Мы жили в одном районе, но пока еще не знали друг друга. Иногда заходили в одни и те же магазины за продуктами - когда не удавалось купить то, что нужно, в ближайшем. В молочный на Почтамтской, в овощной на Подбельского.
У меня самым близким был продуктовый наискосок от нашей арки, за пышечной: я жил тогда на Галерной. Правда, она называлась в то время Красной, но все понимали, что прежнее название было верным: как-никак, а улица связывала Старую Адмиралтейскую Верфь с Новой, да и что в ней было особенно красного?
Это разделяло. Одни держались за старые названия, чувствуя в них если не опору - опора давно уже ушла из-под ног, и жизнь переменилась до неузнаваемости - видя если не опору, то хотя бы свидетельство минувшей молодости. Другие, напротив, не понимали, к чему цепляться за старое, и все, что говорило о прошлой жизни, воспринимали враждебно - будто им напоминали, что появились они здесь недавно и живут тут без корней, без памяти о прошлом своего Города.
Иногда это противостояние, почти незаметное, проявлялось даже в выборе названий самых привычных продуктов.
- Французские булочки у Вас свежие? - спрашивал я немолодую уже продавщицу Филипповской булочной и слышал в ответ:
- ГОРОДСКИЕ? У НАС ВСЕ СВЕЖЕЕ!
Я шел к кассе, выбивал чек на 16 копеек и возвращался к прилавку:
- Дайте, пожалуйста, две французские.
- ВОТ ВАМ ВАШИ ГОРОДСКИЕ!
Но до Филипповской булочной я доходил редко, во время прогулок - сначала вдоль Мойки к Новой Голландии, потом по набережной Крюкова канала к любимой колокольне Никольского собора.

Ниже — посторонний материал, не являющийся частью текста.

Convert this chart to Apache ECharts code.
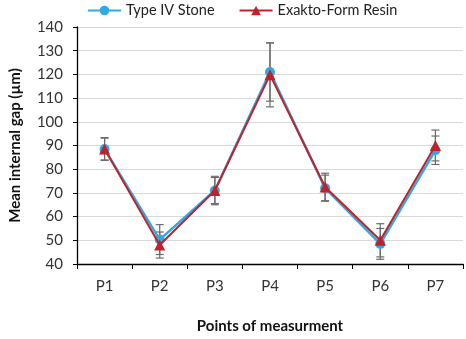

На обратном пути я заглядывал в столовую Мариинского театра, ту, что находилась на втором этаже, со стороны Канала - попасть в нее можно было лишь отстояв длинную очередь на лестнице "черного входа" в театр. Или, если торопился, ел пироги в булочной на площади и возвращался домой через Поцелуев мост, мимо знаменитой Блоковской Аптеки.
Да - "... улица, фонарь, аптека...". Прошло уже не четверть века, столетие минуло, Офицерская превратилась в улицу Декабристов, но не только Канал, но и Аптека, и Фонарь остаются на своих местах. Не внушая даже особого почтения прохожим.
Помню, как приятель мой, большой проказник, любил смущать в этой аптеке молоденьких практиканток из медучилища, требуя показать ему известное резиновое изделие.
- Как Вы думаете, - не отпускал он несчастную девушку, теребя в руках пакетик, - эта продукция достаточно прочная? Хотя бы час эксплуатации выдержит? А других, с эффектом "стиральной доски" для усиления ощущения у Вас нет? - и продолжал, пока девушка, пунцовая, со слезами на глазах, не скрывалась в подсобке.
Тут, на Декабристов, мы слушали впервые Высоцкого: в ДК Пятилетки, в Любимовском спектакле "Антимиры". Он в черном трико сидел на полу с гитарой в руках и напевал - не свое, Вознесенского - "Оза, Роза ли, стервоза, к черту все метаморфозы! Жизнь прошла - а на фига?"
И действительно, почти вся жизнь прошла уже. Мы стояли на Декабристов, а на противоположной стороне улицы, на углу Мастерской, на фоне темно-серого фасада были видны еще - нет, не буквы, а более светлые, чем стена, следы букв от вывески: К У Л И Н А Р И Я.
"Мне было довольно того, что след
Гвоздя был виден вчера"...
Мы оба ходили сюда - я, переехав на Пряжку, а Марина - спустя четыре года, уже замужем, из общежития на Маклина, за Аларчиным мостом. Кулинария эта спасала нас в дни сессий, когда не то что готовить, а и есть не хватало времени.
Мы стояли, а напротив через улицу, через пропасть в полвека глядела на нас наша, почти нереальная, ушедшая безвозвратно, но все еще живая наша молодость. В конце концов - разве возраст имеет значение?
В Петербург мы вернулись в 90-м. И вскоре попали на выставку в Конногвардейском Манеже. Одна из картин просто завораживала: знакомый парапет, решетка, но вместо привычных Львов на нас смотрели Пес и Кот. Несомненно, это было про нас:
Не Львы, а Пес и Кот
У мостика сидят.
На ряд домов
Потерянно глядят.
Чуть-чуть печально смещены,
Чуть смущены и чуть смешны -
Ведь им по сорок, а не двадцать пять.